Some background:
So we are having some problems in our environment, we have a cluster of indexers and some of the servers are close to getting full while others are at 50-60% free disk space (keep in mind they have the same amount if inital disk space).
Hot/warm is kept locally (and that is where the disk space problem resides) and cold is moved over to SAN.
I understand that there could be an issue with replication and that a couple of servers could have more disk space occupied,
Most of the indexes have the "homePath.maxDataSizeMB" set but some just are just rolled after a certain amount of time, as I wasn't the one setting it up and usually don't manage it so I don't know the reasons behind how and why everything was configured as it is.
My questions is:
Is there any way of balancing the indexes between indexers beside setting strict values or measuring indexed data per day vs. hot/warm disk space available?
The problem with this is that we have a lot of indexes (40+) and I don't really have the knowledge of the environment and time to make a judgement on how to tune it.
Sorry for the late reply here, but we solved this as while ago. There were lots of data being stored after backup script during a hardware migration that resided in the same path as all the hot/warm buckets in Splunk that took up ~30% of the local disk space.
We deleted it and everything is up and running fine now.
Sorry for the late reply here, but we solved this as while ago. There were lots of data being stored after backup script during a hardware migration that resided in the same path as all the hot/warm buckets in Splunk that took up ~30% of the local disk space.
We deleted it and everything is up and running fine now.
🙂 Would you mind accepting your answer? There should be a button that says Accept Answer below my comment somewhere
As alacercogitatus mentioned, you'll want to look at how the heavy-forwarders are connecting to the indexers (every forwarder has every indexer in outputs.conf, there isn't network connectivity issues, etc), but one other thing worth mentioning is that you might have a large amount of excess buckets on the indexers near capacity. These accumulate over time, especially if you are performing maintenance on the indexers, and depending on your rep/search factors. They can be removed periodically to free up space.
See : http://docs.splunk.com/Documentation/Splunk/6.2.3/Indexer/Removeextrabucketcopies
Already tried removing excess buckets a few times a week but no major change in free disk space, I'm contemplating if there is data on these machines that aren't recognized by Splunk anymore, is there any way of finding this out?
A quick item to check is your forwarders.
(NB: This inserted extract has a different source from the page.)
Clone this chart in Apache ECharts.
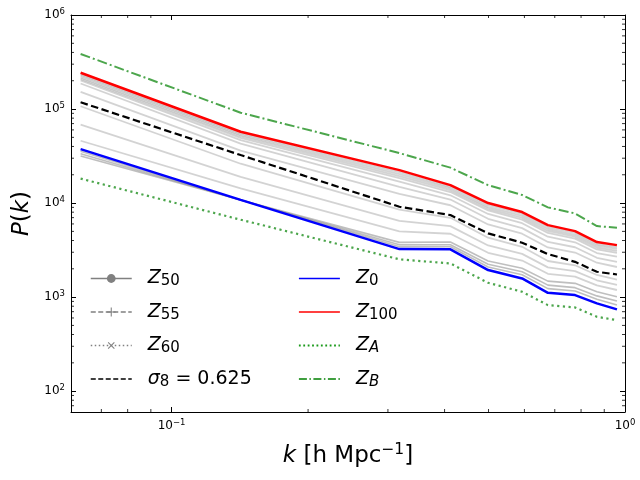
<!DOCTYPE html>
<html><head><meta charset="utf-8">
<script src="https://cdn.jsdelivr.net/npm/echarts@6/dist/echarts.min.js"></script>
<style>html,body{margin:0;padding:0;background:#fff}#c{width:640px;height:480px}</style>
</head><body><div id="c"></div>
<script>
// ---- data ----
const k = [0.063, 0.142, 0.318, 0.412, 0.499, 0.593, 0.676, 0.776, 0.867, 0.960];
const Z100 = [243000, 57400, 22400, 15500, 10000, 8020, 5830, 5030, 3850, 3570];
const Z0 = [37500, 10800, 3240, 3220, 1940, 1580, 1110, 1050, 857, 740];
const sigma8 = [118000, 32400, 9140, 7450, 4760, 3790, 2870, 2370, 1860, 1740];
const ZB = [385000, 91400, 34000, 23800, 15500, 12200, 9000, 7760, 5690, 5460];
const ZA = [18200, 6650, 2520, 2280, 1420, 1140, 822, 777, 617, 569];
const Z50 = [35500, 10800, 3440, 3430, 2090, 1730, 1230, 1160, 948, 826];
const Z55 = [33500, 10800, 3600, 3610, 2240, 1860, 1340, 1260, 1030, 908];
const Z60 = [31700, 10800, 3820, 3850, 2420, 2030, 1480, 1400, 1140, 1010];
const G1 = [234000, 55200, 21300, 14900, 9550, 7660, 5560, 4810, 3670, 3400];
const G2 = [226000, 53200, 20300, 14300, 9120, 7310, 5300, 4590, 3520, 3250];
const G3 = [217000, 51200, 19300, 13700, 8730, 6980, 5050, 4390, 3370, 3100];
const G4 = [209000, 49200, 18400, 13100, 8340, 6670, 4810, 4190, 3210, 2960];
const G5 = [202000, 46700, 16900, 12100, 7660, 6110, 4390, 3830, 2940, 2690];
const G6 = [187000, 42800, 14900, 10900, 6810, 5420, 3860, 3390, 2620, 2370];
const G7 = [152000, 36100, 12500, 9480, 5920, 4720, 3370, 2980, 2320, 2090];
const G8 = [107000, 26200, 8530, 6970, 4280, 3430, 2420, 2180, 1720, 1530];
const G9 = [68200, 19000, 6460, 5690, 3540, 2880, 2070, 1890, 1510, 1350];
const G10 = [46000, 14300, 5000, 4720, 2960, 2450, 1770, 1650, 1330, 1190];
const grayLines = [G1, G2, G3, G4, G5, G6, G7, G8, G9, G10];
const xMin = 0.06, xMax = 1, yMin = 60, yMax = 1e6;
const minorTicksX = [0.07, 0.08, 0.09, 0.2, 0.3, 0.4, 0.5, 0.6, 0.7, 0.8, 0.9];
const minorTicksY = [70, 80, 90, 200, 300, 400, 500, 600, 700, 800, 900,
  2000, 3000, 4000, 5000, 6000, 7000, 8000, 9000,
  20000, 30000, 40000, 50000, 60000, 70000, 80000, 90000,
  200000, 300000, 400000, 500000, 600000, 700000, 800000, 900000];
const legendLabels = {
  Z50: '{p| }{z|Z}{s|50}', Z55: '{p| }{z|Z}{s|55}', Z60: '{p| }{z|Z}{s|60}',
  sigma8: '{p| }{z|σ}{s|8}{r| = 0.625}',
  Z0: '{p| }{z|Z}{s|0}', Z100: '{p| }{z|Z}{s|100}', ZA: '{p| }{z|Z}{si|A}', ZB: '{p| }{z|Z}{si|B}'
};

// ---- chart ----
const F = 'DejaVu Sans';
const pts = arr => k.map((x, i) => [x, arr[i]]);
const plusPath = 'path://M4.4,0H5.6V4.4H10V5.6H5.6V10H4.4V5.6H0V4.4H4.4Z';
const expFmt = v => {
  const l = Math.log10(v), e = Math.round(l);
  if (Math.abs(l - e) > 1e-6) return '';
  return '{b|10}{e|' + (e < 0 ? '\u2212' + (-e) : e) + '}';
};
const tickRich = {
  b: {fontFamily: F, fontSize: 12, lineHeight: 16, color: '#000'},
  e: {fontFamily: F, fontSize: 8.5, lineHeight: 8, verticalAlign: 'top', color: '#000'}
};
const legRich = {
  p: {width: 11},
  z: {fontFamily: F, fontStyle: 'italic', fontSize: 19, lineHeight: 26, color: '#000'},
  s: {fontFamily: F, fontSize: 15, padding: [6, 0, 0, 0], color: '#000'},
  si: {fontFamily: F, fontStyle: 'italic', fontSize: 15, padding: [6, 0, 0, 0], color: '#000'},
  r: {fontFamily: F, fontSize: 19, lineHeight: 26, color: '#000'}
};
const nameRich = {
  i: {fontFamily: F, fontStyle: 'italic', fontSize: 23, lineHeight: 28, color: '#000'},
  r: {fontFamily: F, fontSize: 23, lineHeight: 28, color: '#000'},
  e: {fontFamily: F, fontSize: 15.5, lineHeight: 13, verticalAlign: 'top', color: '#000'}
};
const axLine = {show: true, lineStyle: {color: '#000', width: 1}};
const tick = {show: true, inside: true, length: 5, lineStyle: {color: '#000', width: 1}};

const series = [];
grayLines.forEach(g => series.push({
  type: 'line', data: pts(g), showSymbol: false, symbol: 'none', silent: true, z: 2,
  lineStyle: {color: '#808080', opacity: 0.35, width: 1.8}
}));
series.push(
  {name: 'Z50', type: 'line', data: pts(Z50), symbol: 'circle', showSymbol: false, z: 3, color: 'gray',
   lineStyle: {color: 'gray', width: 1.6, opacity: 0.5}},
  {name: 'Z55', type: 'line', data: pts(Z55), symbol: plusPath, showSymbol: false, z: 3, color: 'gray',
   lineStyle: {color: 'gray', width: 1.6, opacity: 0.5}},
  {name: 'Z60', type: 'line', data: pts(Z60), symbol: plusPath, symbolRotate: 45, showSymbol: false, z: 3, color: 'gray',
   lineStyle: {color: 'gray', width: 1.6, opacity: 0.5}},
  {name: 'sigma8', type: 'line', data: pts(sigma8), symbol: 'none', showSymbol: false, z: 4, color: '#000',
   lineStyle: {color: '#000', width: 2.2, type: [7.5, 3.5]}},
  {name: 'Z0', type: 'line', data: pts(Z0), symbol: 'none', showSymbol: false, z: 5, color: '#0000ff',
   lineStyle: {color: '#0000ff', width: 2.5}},
  {name: 'Z100', type: 'line', data: pts(Z100), symbol: 'none', showSymbol: false, z: 5, color: '#ff0000',
   lineStyle: {color: '#ff0000', width: 2.5}},
  {name: 'ZA', type: 'line', data: pts(ZA), symbol: 'none', showSymbol: false, z: 5, color: 'green',
   lineStyle: {color: 'green', opacity: 0.7, width: 2.2, type: [2.2, 3.5]}},
  {name: 'ZB', type: 'line', data: pts(ZB), symbol: 'none', showSymbol: false, z: 5, color: 'green',
   lineStyle: {color: 'green', opacity: 0.7, width: 2, type: [10, 3, 2, 3]}}
);
const tickSeries = (data, size, offset) => ({
  type: 'scatter', data, symbol: 'rect', symbolSize: size, symbolOffset: offset, silent: true, z: 10,
  itemStyle: {color: '#000'}, clip: false
});
series.push(
  tickSeries(minorTicksX.map(v => [v, yMin]), [1, 3], [0, -1.5]),
  tickSeries(minorTicksX.map(v => [v, yMax]), [1, 3], [0, 1.5]),
  tickSeries(minorTicksY.map(v => [xMin, v]), [3, 1], [1.5, 0]),
  tickSeries(minorTicksY.map(v => [xMax, v]), [3, 1], [-1.5, 0])
);

const hideSym = {opacity: 0};
const legendCommon = {
  orient: 'vertical', padding: 0, itemWidth: 41, itemHeight: 11, itemGap: 13.5,
  selectedMode: false, formatter: n => legendLabels[n], textStyle: {rich: legRich}
};
const option = {
  animation: false,
  backgroundColor: '#fff',
  grid: {left: 71, right: 15, top: 15, bottom: 68, containLabel: false, outerBoundsMode: 'none'},
  xAxis: [
    {type: 'log', min: xMin, max: xMax, position: 'bottom',
     name: '{i|k}{r| [h Mpc}{e|\u22121}{r|]}', nameLocation: 'middle', nameGap: 30,
     nameTextStyle: {rich: nameRich},
     axisLine: axLine, axisTick: tick, splitLine: {show: false},
     axisLabel: {formatter: expFmt, rich: tickRich, margin: 6, showMinLabel: false, showMaxLabel: true}},
    {type: 'log', min: xMin, max: xMax, position: 'top',
     axisLine: axLine, axisTick: tick, splitLine: {show: false}, axisLabel: {show: false}}
  ],
  yAxis: [
    {type: 'log', min: yMin, max: yMax, position: 'left',
     name: '{i|P}{r|(}{i|k}{r|)}', nameLocation: 'middle', nameGap: 34,
     nameTextStyle: {rich: nameRich},
     axisLine: axLine, axisTick: tick, splitLine: {show: false},
     axisLabel: {formatter: expFmt, rich: tickRich, margin: 6, showMinLabel: false}},
    {type: 'log', min: yMin, max: yMax, position: 'right',
     axisLine: axLine, axisTick: tick, splitLine: {show: false}, axisLabel: {show: false}}
  ],
  legend: [
    Object.assign({left: 90, top: 269, data: [
      {name: 'Z50', lineStyle: {color: 'gray', width: 1.5, opacity: 1}},
      {name: 'Z55', lineStyle: {color: 'gray', width: 1.5, opacity: 1, type: [5, 2.5]}},
      {name: 'Z60', lineStyle: {color: 'gray', width: 1.5, opacity: 1, type: [1.5, 2.5]}},
      {name: 'sigma8', itemStyle: hideSym, lineStyle: {color: '#000', width: 1.5, type: [5, 2.5]}}
    ]}, legendCommon),
    Object.assign({left: 298, top: 269, data: [
      {name: 'Z0', itemStyle: hideSym, lineStyle: {color: '#0000ff', width: 1.5}},
      {name: 'Z100', itemStyle: hideSym, lineStyle: {color: '#ff0000', width: 1.5}},
      {name: 'ZA', itemStyle: hideSym, lineStyle: {color: '#1a9a1a', width: 1.8, opacity: 1, type: [1.8, 2.6]}},
      {name: 'ZB', itemStyle: hideSym, lineStyle: {color: '#008000', width: 1.5, opacity: 1, type: [8, 2.5, 1.5, 2.5]}}
    ]}, legendCommon)
  ],
  series
};
const chart = echarts.init(document.getElementById('c'), null, {renderer: 'canvas'});
chart.setOption(option);
</script>
</body></html>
Make sure that the forwarders are load balancing correctly, and have the entire set of indexers configured as outputs.
How many Heavy Forwarders are balancing their data onto how many Indexers? Too few HFs can cause "rolling denial of service" attacks against your own Indexers...
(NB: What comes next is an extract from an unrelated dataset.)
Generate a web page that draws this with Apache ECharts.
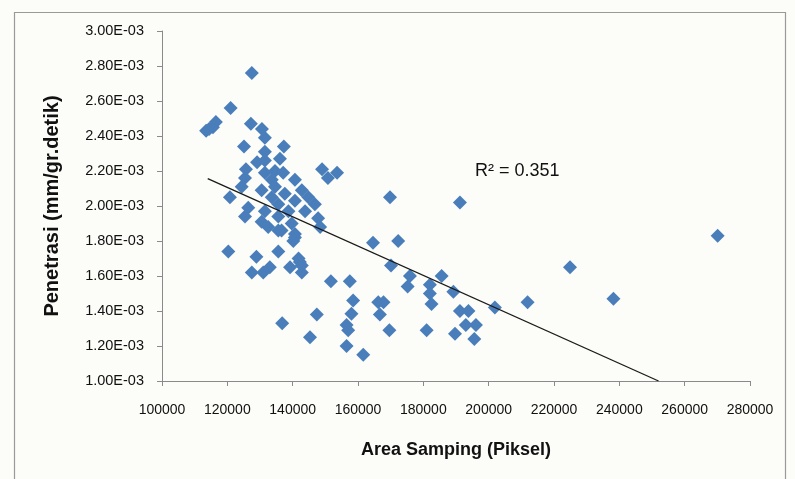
<!DOCTYPE html>
<html>
<head>
<meta charset="utf-8">
<script src="https://cdn.jsdelivr.net/npm/echarts@6/dist/echarts.min.js"></script>
<style>
html,body{margin:0;padding:0;background:#fcfcf8;}
#chart{width:795px;height:479px;}
</style>
</head>
<body>
<div id="chart"></div>
<script>
// Area Samping (Piksel)
const areaSamping = [
  127500,121000,113500,115600,116500,114400,127200,130600,131500,125100,
  137300,131500,136100,129100,125700,149000,153600,150800,169800,120800,
  164600,172300,125400,131500,134600,137100,140700,133600,124400,130500,
  134600,137600,142800,144800,133600,140700,135600,146800,126400,131500,
  138700,143800,125400,130500,135600,139700,147800,148400,132500,140700,
  136600,140200,120300,128900,135600,141800,142800,139200,127500,131000,
  133000,142800,151700,157500,158500,158000,156500,157000,147400,136800,
  145300,156500,161600,191200,270100,170100,224900,175900,185600,175200,
  182000,182000,182500,189200,238200,167800,166200,166700,191200,193800,
  201900,211900,193000,196100,169600,181000,189700,195600,142200,135600,
  140700,131500
];
// Penetrasi (mm/gr.detik)
const penetrasi = [
  2.76e-3,2.56e-3,2.43e-3,2.45e-3,2.48e-3,2.44e-3,2.47e-3,2.44e-3,2.39e-3,2.34e-3,
  2.34e-3,2.31e-3,2.27e-3,2.25e-3,2.21e-3,2.21e-3,2.19e-3,2.16e-3,2.05e-3,2.05e-3,
  1.79e-3,1.80e-3,2.16e-3,2.19e-3,2.20e-3,2.19e-3,2.15e-3,2.15e-3,2.11e-3,2.09e-3,
  2.11e-3,2.07e-3,2.09e-3,2.05e-3,2.05e-3,2.03e-3,2.01e-3,2.01e-3,1.99e-3,1.97e-3,
  1.97e-3,1.97e-3,1.94e-3,1.91e-3,1.94e-3,1.90e-3,1.93e-3,1.88e-3,1.88e-3,1.84e-3,
  1.86e-3,1.80e-3,1.74e-3,1.71e-3,1.74e-3,1.70e-3,1.66e-3,1.65e-3,1.62e-3,1.62e-3,
  1.65e-3,1.62e-3,1.57e-3,1.57e-3,1.46e-3,1.385e-3,1.32e-3,1.29e-3,1.38e-3,1.33e-3,
  1.25e-3,1.20e-3,1.15e-3,2.02e-3,1.83e-3,1.66e-3,1.65e-3,1.60e-3,1.60e-3,1.54e-3,
  1.55e-3,1.50e-3,1.44e-3,1.51e-3,1.47e-3,1.45e-3,1.45e-3,1.38e-3,1.40e-3,1.40e-3,
  1.42e-3,1.45e-3,1.32e-3,1.32e-3,1.29e-3,1.29e-3,1.27e-3,1.24e-3,1.68e-3,1.86e-3,
  1.82e-3,2.26e-3
];
// Linear trendline endpoints (Excel trendline)
const trendX = [114000, 252000];
const trendY = [2.156e-3, 1.0e-3];
const rSquaredLabel = 'R² = 0.351';
const xTitle = 'Area Samping (Piksel)';
const yTitle = 'Penetrasi (mm/gr.detik)';

const scatterData = areaSamping.map((x, i) => [x, penetrasi[i]]);
const trendData = trendX.map((x, i) => [x, trendY[i]]);

function fmtExp(v) {
  const s = Number(v).toExponential(2);
  const parts = s.split('e');
  const sign = parts[1][0] === '-' ? '-' : '+';
  let e = parts[1].replace(/^[+-]/, '');
  if (e.length < 2) e = '0' + e;
  return parts[0] + 'E' + sign + e;
}
function fmtPlain(v) { return String(Math.round(v)); }

const chart = echarts.init(document.getElementById('chart'), null, {renderer: 'canvas'});
const font = "'Liberation Sans', Arial, sans-serif";
const axisColor = '#8a8a8a';
chart.setOption({
  backgroundColor: '#fcfcf8',
  animation: false,
  grid: {left: 162, right: 45, top: 31, bottom: 98},
  xAxis: {
    type: 'value', min: 100000, max: 280000, interval: 20000,
    name: xTitle, nameLocation: 'middle', nameGap: 60,
    nameTextStyle: {fontFamily: font, fontSize: 18, fontWeight: 'bold', color: '#111'},
    axisLine: {show: true, lineStyle: {color: axisColor, width: 1}},
    axisTick: {show: true, inside: false, length: 5, lineStyle: {color: axisColor}},
    axisLabel: {fontFamily: font, fontSize: 14, color: '#111', margin: 22, formatter: fmtPlain},
    splitLine: {show: false}
  },
  yAxis: {
    type: 'value', min: 0.001, max: 0.003, interval: 0.0002,
    name: yTitle, nameLocation: 'middle', nameGap: 100, nameRotate: 90,
    nameTextStyle: {fontFamily: font, fontSize: 20, fontWeight: 'bold', color: '#111'},
    axisLine: {show: true, lineStyle: {color: axisColor, width: 1}},
    axisTick: {show: true, inside: false, length: 5, lineStyle: {color: axisColor}},
    axisLabel: {fontFamily: font, fontSize: 14.5, color: '#111', margin: 18, formatter: fmtExp},
    splitLine: {show: false}
  },
  graphic: [
    {type: 'rect', left: 12, top: 10, shape: {width: 771, height: 480},
     style: {fill: 'none', stroke: '#9a9a9a', lineWidth: 1.2}, silent: true},
    {type: 'text', left: 475, top: 162,
     style: {text: rSquaredLabel, fontFamily: font, fontSize: 18, fill: '#111'}}
  ],
  series: [
    {
      type: 'scatter', data: scatterData, symbol: 'diamond', symbolSize: 14,
      itemStyle: {color: '#4a7ebb', opacity: 1},
      z: 2
    },
    {
      type: 'line', data: trendData, showSymbol: false, symbol: 'none',
      lineStyle: {color: '#1a1a1a', width: 1.3}, z: 3
    }
  ]
});
</script>
</body>
</html>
@alacer's search might be quicker like this:
| tstats count where index=* by splunk_server index sourcetype
Thanks @martin_mueller. I keep forgetting about tstats.
Did the search you mentioned but couldn't find the server with disk problem, did another search on that server only, like:
|tstats count where index=* splunk_server="$host*" by index sourcetype
When doing this I only got a small number of results compared to the other servers. ~25 000 compared to 147 million on one of the servers that has no disk issue problems.
There could be something missing, as I'm not really aware of all the intricacies of Splunk.
We are sending all data through Heavy Forwarders and they are then loadblanced to the indexcluster.
Interesting. Why the Heavy Forwarders? Can you verify that the events are being spread correctly? You might be able to tell if there is a wayward input somewhere.
|metasearch index=* | stats count by splunk_server sourcetype
This will give you a better picture of what Indexers are receiving which sourcetype, and if they aren't even, you could probably find the wayward input.